Cerca de 50% do gás do pré-sal é reinjetado por falta de estrutura de distribuição; BNDES vai financiar um gasoduto na Argentina
Depois da assinatura do acordo para a compra do gás argentino de Vaca Muerta, uma das opções na mesa para trazer o insumo ao Brasil é a construção de um gasoduto para ligar a província de Buenos Aires até a cidade de Uruguaiana (RS). O financiamento virá do BNDES (Banco Nacional de Desenvolvimento Econômico e Social), mas as tratativas ficaram estagnadas com a derrota do peronista Alberto Fernández para Javier Milei, com quem o presidente Luiz Inácio Lula da Silva (PT) não tem uma boa relação.
A política freou o projeto que aumentaria ainda mais a disparidade entre a malha de gasodutos brasileira e argentina. Hoje, o Brasil tem pouco mais de 1/3 dos gasodutos que tem o país vizinho. Segundo dados compilados pelo IBP (Instituto Brasileiro de Petróleo e Gás) a pedido do Poder360, o Brasil conta hoje com 58.436 km de gasodutos.

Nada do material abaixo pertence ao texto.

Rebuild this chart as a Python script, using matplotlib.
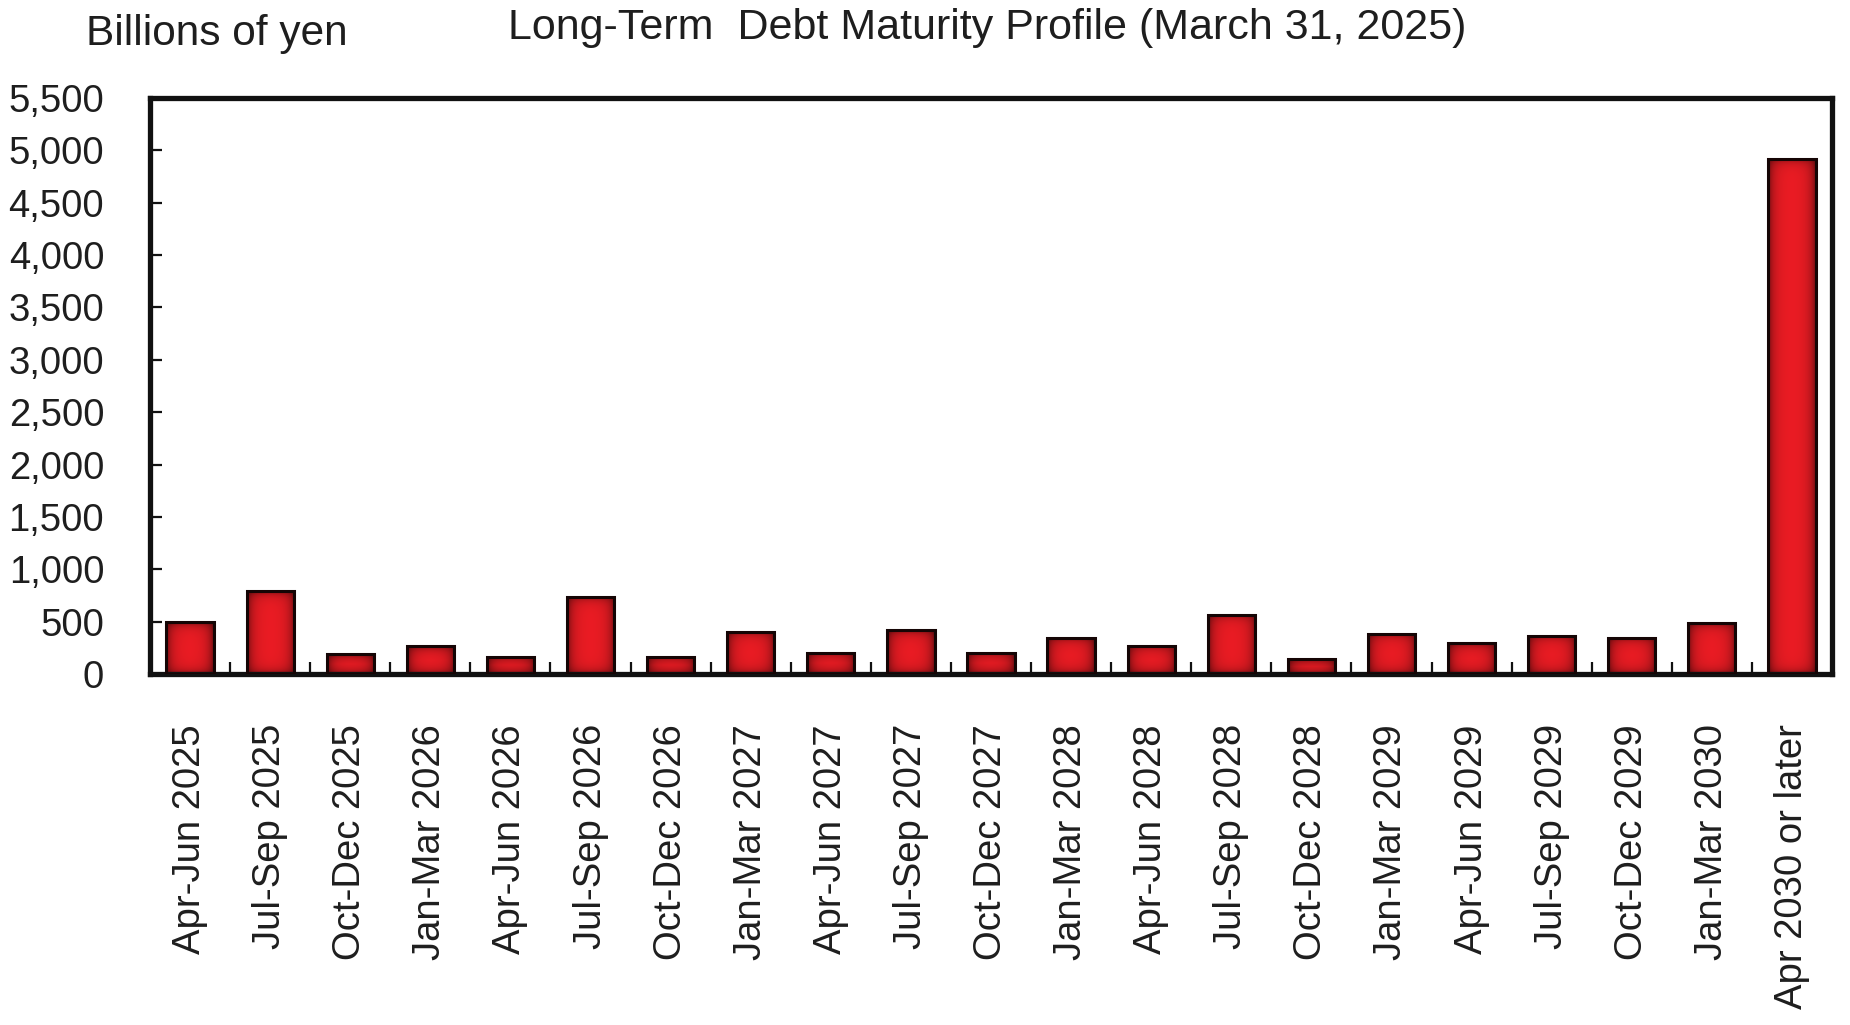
import numpy as np
import matplotlib
matplotlib.use("Agg")
import matplotlib.pyplot as plt

categories = ["Apr-Jun 2025", "Jul-Sep 2025", "Oct-Dec 2025", "Jan-Mar 2026",
              "Apr-Jun 2026", "Jul-Sep 2026", "Oct-Dec 2026", "Jan-Mar 2027",
              "Apr-Jun 2027", "Jul-Sep 2027", "Oct-Dec 2027", "Jan-Mar 2028",
              "Apr-Jun 2028", "Jul-Sep 2028", "Oct-Dec 2028", "Jan-Mar 2029",
              "Apr-Jun 2029", "Jul-Sep 2029", "Oct-Dec 2029", "Jan-Mar 2030",
              "Apr 2030 or later"]
values = [495, 790, 190, 265, 165, 740, 165, 405, 205, 420, 205, 345,
          268, 565, 143, 385, 293, 366, 347, 486, 4920]
yticks = [0, 500, 1000, 1500, 2000, 2500, 3000, 3500, 4000, 4500, 5000, 5500]
ytick_labels = ["0", "500", "1,000", "1,500", "2,000", "2,500", "3,000",
                "3,500", "4,000", "4,500", "5,000", "5,500"]
title = "Long-Term  Debt Maturity Profile (March 31, 2025)"
unit_label = "Billions of yen"

plt.rcParams['font.family'] = ['Liberation Sans', 'DejaVu Sans']
txt = '#1e1e1e'

W, H = 1850, 1025
fig = plt.figure(figsize=(W / 100, H / 100), dpi=100)
ax = fig.add_axes([150 / W, 1 - 674 / H, (1832 - 150) / W, (674 - 98) / H])

x = np.arange(len(categories))
bars = ax.bar(x, values, width=0.59, facecolor='none', edgecolor='#150505',
              linewidth=2.2, zorder=3)
ax.set_xlim(-0.5, len(categories) - 0.5)
ax.set_ylim(0, 5500)

# shaded fill for each bar (dark edges, bright red centre)
base = np.array([0.925, 0.11, 0.14])
for rect in bars:
    x0, y0 = rect.get_x(), rect.get_y()
    w, h = rect.get_width(), rect.get_height()
    (px0, py0), (px1, py1) = ax.transData.transform([(x0, y0), (x0 + w, y0 + h)])
    nw = max(int(round(px1 - px0)), 2)
    nh = max(int(round(py1 - py0)), 2)
    xs = np.arange(nw) + 0.5
    ys = np.arange(nh) + 0.5
    dx = np.minimum(xs, nw - xs)
    dy = np.minimum(ys, nh - ys)
    fx = 1 - 0.55 * np.exp(-dx / 5.5)
    fy = 1 - 0.45 * np.exp(-dy / 4.5)
    f = np.outer(fy, fx)
    img = base[None, None, :] * f[..., None]
    ax.imshow(img, extent=(x0, x0 + w, y0, y0 + h), aspect='auto',
              origin='lower', interpolation='bilinear', zorder=2)

ax.set_xlim(-0.5, len(categories) - 0.5)
ax.set_ylim(0, 5500)

for s in ax.spines.values():
    s.set_linewidth(3.8)
    s.set_color('#111111')

ax.set_yticks(yticks)
ax.set_yticklabels(ytick_labels)
ax.tick_params(axis='y', direction='in', length=8.5, width=1.6, pad=33,
               labelsize=27.5, labelcolor=txt, color='#111111')

ax.set_xticks(x)
ax.set_xticklabels(categories, rotation=90, ha='center', va='top')
ax.tick_params(axis='x', which='major', length=0, pad=36, labelsize=27.5,
               labelcolor=txt)
ax.set_xticks(np.arange(0.5, len(categories) - 1, 1.0), minor=True)
ax.tick_params(axis='x', which='minor', direction='in', length=8.5, width=1.6,
               color='#111111')

fig.text(86 / W, 1 - 34 / H, unit_label, ha='left', va='center',
         fontsize=30.5, color=txt)
fig.text(987 / W, 1 - 28 / H, title, ha='center', va='center',
         fontsize=31, color=txt)

fig.savefig("out.png", dpi=100, facecolor='white')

Já a Argentina tem uma extensão total de 162.500 km. Só a rede de distribuição argentina supera toda a malha brasileira. Quando comparada à infraestrutura da Europa e dos EUA, a malha brasileira não alcança 3% das demais.

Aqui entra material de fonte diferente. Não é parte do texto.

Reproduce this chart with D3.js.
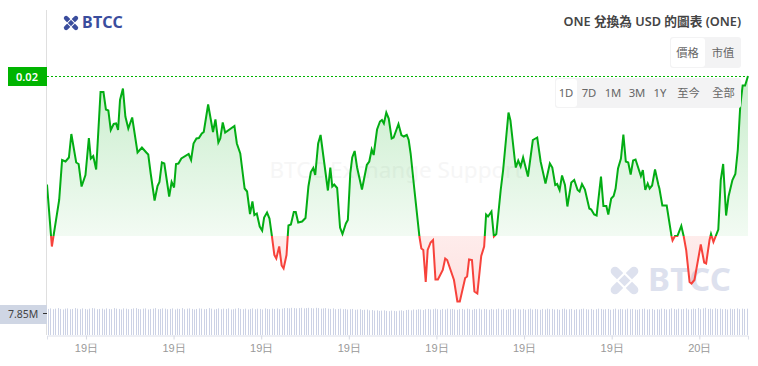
<!DOCTYPE html>
<html>
<head>
<meta charset="utf-8">
<script src="https://cdn.jsdelivr.net/npm/d3@7"></script>
<style>
html,body{margin:0;padding:0;background:#fff;}
svg{display:block;font-family:"Noto Sans","Noto Sans CJK TC",sans-serif;}
</style>
</head>
<body>
<svg id="chart" width="758" height="366"></svg>
<script>
// minutes since the start of the 24h window
const minutes = [0,10,25,31,38,45,50,60,65,71,79,86,90,95,101,110,116,121,126,131,137,142,146,150,156,161,167,175,186,195,204,208,213,221,227,231,236,241,251,256,261,265,270,276,291,296,301,307,312,318,322,331,341,346,352,356,361,366,385,390,397,406,411,417,422,426,431,437,442,446,452,457,462,467,471,477,482,486,492,496,501,507,511,516,524,531,537,542,547,551,557,562,577,582,586,590,596,602,607,614,618,623,627,632,637,647,657,662,667,671,678,684,688,692,697,702,708,712,722,728,733,739,743,747,754,765,769,773,778,782,788,793,798,803,813,818,822,836,843,848,859,863,867,873,878,884,892,898,902,906,913,918,923,932,937,948,952,961,963,968,973,978,988,998,1007,1014,1024,1033,1038,1044,1048,1053,1058,1064,1069,1077,1083,1090,1094,1099,1105,1114,1118,1124,1129,1138,1143,1149,1153,1159,1164,1168,1173,1179,1184,1189,1194,1199,1204,1209,1220,1224,1229,1234,1238,1243,1249,1256,1258,1264,1273,1283,1285,1290,1295,1303,1308,1313,1320,1324,1330,1343,1350,1354,1361,1364,1369,1379,1384,1389,1395,1400,1408,1414,1419,1424,1429,1434,1440];
// price in 1e-5 USD
const priceE5 = [1783,1659,1752,1832,1829,1837,1884,1827,1824,1779,1802,1876,1835,1840,1813,1968,1968,1933,1931,1892,1904,1905,1892,1952,1975,1919,1895,1917,1847,1857,1847,1843,1805,1751,1780,1788,1827,1825,1759,1788,1777,1824,1825,1835,1844,1832,1865,1875,1876,1885,1888,1943,1888,1913,1867,1875,1907,1887,1900,1865,1845,1775,1769,1724,1749,1722,1725,1699,1691,1717,1727,1715,1680,1642,1635,1659,1621,1615,1642,1701,1703,1728,1728,1707,1709,1716,1779,1808,1816,1802,1865,1882,1771,1817,1779,1783,1776,1697,1684,1705,1712,1805,1837,1850,1817,1773,1822,1829,1853,1842,1893,1909,1912,1905,1927,1915,1875,1877,1904,1882,1879,1882,1872,1845,1779,1679,1655,1652,1588,1652,1667,1672,1593,1593,1612,1635,1632,1592,1549,1549,1596,1599,1633,1632,1569,1565,1640,1659,1723,1719,1729,1679,1684,1772,1812,1927,1911,1832,1817,1831,1819,1837,1799,1872,1877,1829,1785,1825,1817,1782,1784,1772,1801,1782,1739,1787,1792,1772,1769,1784,1773,1735,1733,1723,1721,1799,1740,1740,1723,1755,1760,1775,1815,1835,1883,1829,1827,1803,1831,1833,1800,1812,1772,1785,1775,1781,1813,1782,1775,1741,1741,1679,1671,1680,1680,1700,1679,1652,1588,1585,1592,1663,1627,1625,1672,1684,1668,1693,1792,1824,1721,1759,1792,1804,1852,1939,1981,1981,2000];
const basePrice = 1680;
const topPrice = 2000;
const lowPrice = 1549;
const topPriceLabel = "0.02";

// volume per 5 minute bar, in millions
const volumes = [
9.3,9.5,9.2,9.4,9.6,9.3,9.1,9.4,9.5,9.2,9.3,9.6,
9.4,9.2,9.5,9.3,9.1,9.4,9.6,9.5,9.2,9.3,9.4,9.1,
9.5,9.3,9.2,9.6,9.4,9.3,9.1,9.5,9.4,9.2,9.3,9.5,
9.6,9.3,9.2,9.4,9.5,9.1,9.3,9.4,9.6,9.2,9.3,9.5,
9.4,9.2,9.3,9.5,9.1,9.4,9.3,9.6,9.2,9.4,9.5,9.3,
9.1,9.3,9.5,9.4,9.2,9.3,9.6,9.4,9.1,9.3,9.5,9.2,
9.4,9.3,9.5,9.1,9.2,9.4,9.6,9.3,9.2,9.4,9.1,9.3,
9.5,9.2,9.4,9.3,9.1,9.5,9.3,9.2,9.4,9.3,9.5,9.2,
9.4,9.6,9.6,9.5,9.7,9.6,9.5,9.6,9.7,9.5,9.6,9.7,
9.6,9.5,9.7,9.6,9.4,9.5,9.6,9.4,9.3,9.5,9.2,9.3,
9.4,9.2,9.3,9.1,9.2,9.3,9.0,9.1,9.2,8.9,9.0,9.1,
8.8,8.9,8.7,8.8,8.6,8.7,8.8,8.6,8.5,8.7,8.6,8.5,
8.7,8.8,8.6,8.9,9.0,8.8,9.1,9.0,9.2,9.1,8.9,9.2,
9.3,9.1,9.2,9.4,9.2,9.0,9.3,9.1,9.4,9.2,9.3,9.1,
9.0,9.2,9.3,9.1,9.4,9.2,9.0,9.3,9.2,9.4,9.1,9.3,
9.2,9.0,9.3,9.1,9.2,9.4,9.1,9.3,9.0,9.2,9.3,9.1,
9.4,9.2,9.1,9.3,9.0,9.2,9.4,9.1,9.3,9.2,9.0,9.3,
9.1,9.4,9.2,9.3,9.1,9.2,9.0,9.3,9.4,9.1,9.2,9.3,
9.0,9.2,9.1,9.3,9.4,9.2,9.1,9.3,9.0,9.2,9.4,9.3,
9.1,9.2,9.3,9.0,9.2,9.4,9.1,9.3,9.2,9.1,9.4,9.2,
9.3,9.1,9.0,9.2,9.3,9.4,9.1,9.2,9.3,9.0,9.2,9.1,
9.4,9.3,9.1,9.2,9.5,9.3,9.1,9.4,9.2,9.3,9.5,9.1,
9.2,9.4,9.3,9.6,9.2,9.5,9.7,9.3,9.4,9.2,9.5,9.3,
9.4,9.2,9.3,9.1,9.4,9.2,9.3,9.5,9.2,9.4,9.3,9.4];
const volumeRefValue = 7.85;
const volumeRefLabel = "7.85M";

const tickMinutes = [80,260,440,620,800,980,1160,1340];
const tickLabels = ["19日","19日","19日","19日","19日","19日","19日","20日"];

const titleText = "ONE 兌換為 USD 的圖表 (ONE)";
const typeButtons = ["價格","市值"];
const rangeButtons = ["1D","7D","1M","3M","1Y","至今","全部"];
const logoText = "BTCC";
const watermarkText = "BTCC Exchange Support";

const green = "#03ad14", red = "#f7423b";
const svg = d3.select("#chart");

const x = d3.scaleLinear().domain([0,1440]).range([47,748]);
const y = d3.scaleLinear().domain([basePrice,topPrice]).range([236,76]);
const yVol = d3.scaleLinear().domain([0,volumeRefValue]).range([335,313]);
const data = minutes.map((m,i)=>({m:m,p:priceE5[i]}));

var defs = svg.append("defs");
var gGreen = defs.append("linearGradient").attr("id","gradGreen").attr("gradientUnits","userSpaceOnUse")
	.attr("x1",0).attr("y1",y(topPrice)).attr("x2",0).attr("y2",y(basePrice));
gGreen.append("stop").attr("offset","0%").attr("stop-color",green).attr("stop-opacity",0.22);
gGreen.append("stop").attr("offset","100%").attr("stop-color",green).attr("stop-opacity",0.05);
var gRed = defs.append("linearGradient").attr("id","gradRed").attr("gradientUnits","userSpaceOnUse")
	.attr("x1",0).attr("y1",y(basePrice)).attr("x2",0).attr("y2",y(lowPrice));
gRed.append("stop").attr("offset","0%").attr("stop-color",red).attr("stop-opacity",0.1);
gRed.append("stop").attr("offset","100%").attr("stop-color",red).attr("stop-opacity",0.16);
defs.append("clipPath").attr("id","clipUp").append("rect").attr("x",0).attr("y",0).attr("width",758).attr("height",y(basePrice));
defs.append("clipPath").attr("id","clipDown").append("rect").attr("x",0).attr("y",y(basePrice)).attr("width",758).attr("height",366-y(basePrice));

// faint watermark behind the plot
svg.append("text").attr("x",396).attr("y",178).attr("text-anchor","middle")
	.attr("font-size",22.5).attr("fill","#f6f6f6").text(watermarkText);

// logo, used top left and as bottom right watermark
function drawLogo(g,size,color,fontSize,textGap){
	var s = size/20;
	var icon = g.append("g").attr("transform",`scale(${s})`)
	icon.selectAll("line.arm").data([[3,3,17,17],[17,3,3,17]]).join("line").attr("class","arm")
		.attr("x1",d=>d[0]).attr("y1",d=>d[1]).attr("x2",d=>d[2]).attr("y2",d=>d[3])
		.attr("stroke",color).attr("stroke-width",6.5).attr("stroke-linecap","round")
	// white diamond cut splits the cross into four chevrons
	icon.append("path").attr("d","M10 4.6L15.4 10L10 15.4L4.6 10Z").attr("fill",color)
		.attr("stroke","#fff").attr("stroke-width",1.5)
	g.append("text").attr("x",size+textGap).attr("y",size*0.88).attr("font-size",fontSize).attr("font-weight",700)
		.attr("letter-spacing",0.3).attr("fill",color).text(logoText);
}
drawLogo(svg.append("g").attr("transform","translate(64,16)"),14,"#3a4d9d",16,4);
drawLogo(svg.append("g").attr("transform","translate(611,267)"),27,"#dde1ee",33,10);

// volume bars
svg.append("g").selectAll("rect").data(volumes).join("rect")
	.attr("x",(d,i)=>Math.round(x(i*5))+1)
	.attr("y",d=>yVol(d))
	.attr("width",1)
	.attr("height",d=>yVol(0)-yVol(d))
	.attr("fill","#ccd2e5");

// price area and line, split at the base price
var area = d3.area().x(d=>x(d.m)).y0(y(basePrice)).y1(d=>y(d.p));
var line = d3.line().x(d=>x(d.m)).y(d=>y(d.p));
var up = svg.append("g").attr("clip-path","url(#clipUp)");
up.append("path").datum(data).attr("d",area).attr("fill","url(#gradGreen)");
up.append("path").datum(data).attr("d",line).attr("fill","none").attr("stroke",green).attr("stroke-width",2);
var down = svg.append("g").attr("clip-path","url(#clipDown)");
down.append("path").datum(data).attr("d",area).attr("fill","url(#gradRed)");
down.append("path").datum(data).attr("d",line).attr("fill","none").attr("stroke",red).attr("stroke-width",2);

// axes
svg.append("line").attr("x1",46.5).attr("x2",46.5).attr("y1",10).attr("y2",335).attr("stroke","#dfdfdf");
var xAxis = svg.append("g").attr("transform","translate(0,335.5)")
	.call(d3.axisBottom(x).tickValues(tickMinutes).tickFormat((d,i)=>tickLabels[i]).tickSize(4).tickPadding(5));
xAxis.select(".domain").attr("stroke","#dde0ea");
xAxis.selectAll(".tick line").attr("stroke","#d5d8e2");
xAxis.selectAll("text").attr("font-size",11).attr("font-family","inherit").attr("fill","#999");

// last price line and label
svg.append("line").attr("x1",43).attr("x2",748).attr("y1",y(topPrice)+0.5).attr("y2",y(topPrice)+0.5)
	.attr("stroke","#00b400").attr("stroke-dasharray","2,2");
svg.append("rect").attr("x",8).attr("y",67).attr("width",39).attr("height",19).attr("fill","#00b400");
svg.append("text").attr("x",27).attr("y",80.5).attr("text-anchor","middle").attr("font-size",11).attr("font-weight",600)
	.attr("fill","#fff").text(topPriceLabel);

// volume label
svg.append("rect").attr("x",0).attr("y",305).attr("width",47).attr("height",19).attr("fill","#cfd6e4");
svg.append("text").attr("x",8).attr("y",318).attr("font-size",10.5).attr("fill","#444").text(volumeRefLabel);
svg.append("line").attr("x1",43).attr("x2",47).attr("y1",yVol(volumeRefValue)+0.5).attr("y2",yVol(volumeRefValue)+0.5).attr("stroke","#333");

// title
svg.append("text").attr("x",741).attr("y",26).attr("text-anchor","end").attr("font-size",12.7).attr("font-weight",600)
	.attr("fill","#444").text(titleText);

// button panels
function drawButtons(items,widths,px,py,h){
	var total = d3.sum(widths);
	svg.append("rect").attr("x",px).attr("y",py).attr("width",total).attr("height",h).attr("rx",3).attr("fill","#f3f3f4");
	var left = px;
	items.forEach((t,i)=>{
		if(i===0) svg.append("rect").attr("x",left+1).attr("y",py+1).attr("width",widths[i]-1).attr("height",h-2).attr("rx",3).attr("fill","#fff");
		svg.append("text").attr("x",left+widths[i]/2).attr("y",py+h/2+4).attr("text-anchor","middle")
			.attr("font-size",11.3).attr("fill","#666").text(t);
		left += widths[i];
	});
}
drawButtons(typeButtons,[35,36],670,37,31);
drawButtons(rangeButtons,[22,24,24,24,22,35,35],555,78,30);
</script>
</body>
</html>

A malha brasileira não faz jus à sua produção de gás natural. Em setembro, a ANP (Agência Nacional do Petróleo, Gás Natural e Biocombustíveis) reportou uma produção total de 169,9 milhões de metros cúbicos de gás por dia. A Argentina, por sua vez, divulgou uma produção recorde de gás em julho deste ano: 151,7 milhões de metros cúbicos por dia.
Mesmo com uma produção superior, o Brasil ficou para trás do seu vizinho sul-americano na infraestrutura necessária para escoar o gás pelo país. Outro fator que explica essa dicotomia é o perfil de produção de cada país. Enquanto a Argentina tem grande parte de suas reservas em terra, o Brasil extrai a maior parte de sua produção no mar.
Acontece que para levar o gás para a costa é necessário investimento em infraestrutura, mas ainda entra mais um componente na equação: a reinjeção de gás nos poços de petróleo. A reinjeção acaba sendo uma estratégia comercial de petroleiras, como a Petrobras, para aumentar a produção de petróleo.
A injeção de gás natural, gás carbônico, água e outros fluidos aumenta a pressão dos reservatórios, ajudando a extrair o óleo e o petróleo é mais lucrativo do que o gás. Em setembro, as petroleiras que operam no Brasil devolveram aos poços 93,5 milhões de m³/dia, o equivalente a 55% de sua produção total. Ou seja, o país vive um ciclo vicioso de falta de infraestrutura e reinjeção para aumentar a extração de petróleo.
O GÁS DE VACA MUERTA
Como mostrou o Poder360, o governo brasileiro assinou um memorando de entendimento para iniciar o fornecimento do gás de Vaca Muerta para o Brasil. O acordo terá início com uma vazão de 2 milhões de metros cúbicos de gás por dia em 2025 e vai escalar para 30 milhões de metros cúbicos por dia em 2030.
O fornecimento terá início pelo Gasbol (Gasoduto Brasil-Bolívia), que também se conecta à Argentina, mas outras opções como a construção do gasoduto em território argentino pelo BNDES estão na mesa.
Outro fator que evidencia a falta de planejamento brasileira no tocante ao gás natural é que o insumo é produzido em Vaca Muerta a partir da técnica de fraturamento hidráulico. Essa prática consiste na injeção de de água, areia e produtos químicos em alta pressão para fraturar rochas subterrâneas e extrair gás armazenado nas rochas. É condenada por ambientalistas por causar contaminação no solo e é proibida no Brasil.
Mesmo se tratando de uma técnica proibida no Brasil, a opção do BNDES financiar a chegada desse gás ainda é analisada dentro do governo. Também chama atenção que mesmo dentro da Esplanada dos Ministérios não há vozes que condenam a estratégia, mesmo do Ministério do Meio Ambiente, comandado por Marina Silva.
Até hoje, a ministra não disse nada a respeito da operação, que foi assinada durante o G20. O evento que tinha como uma de suas principais pautas a sustentabilidade.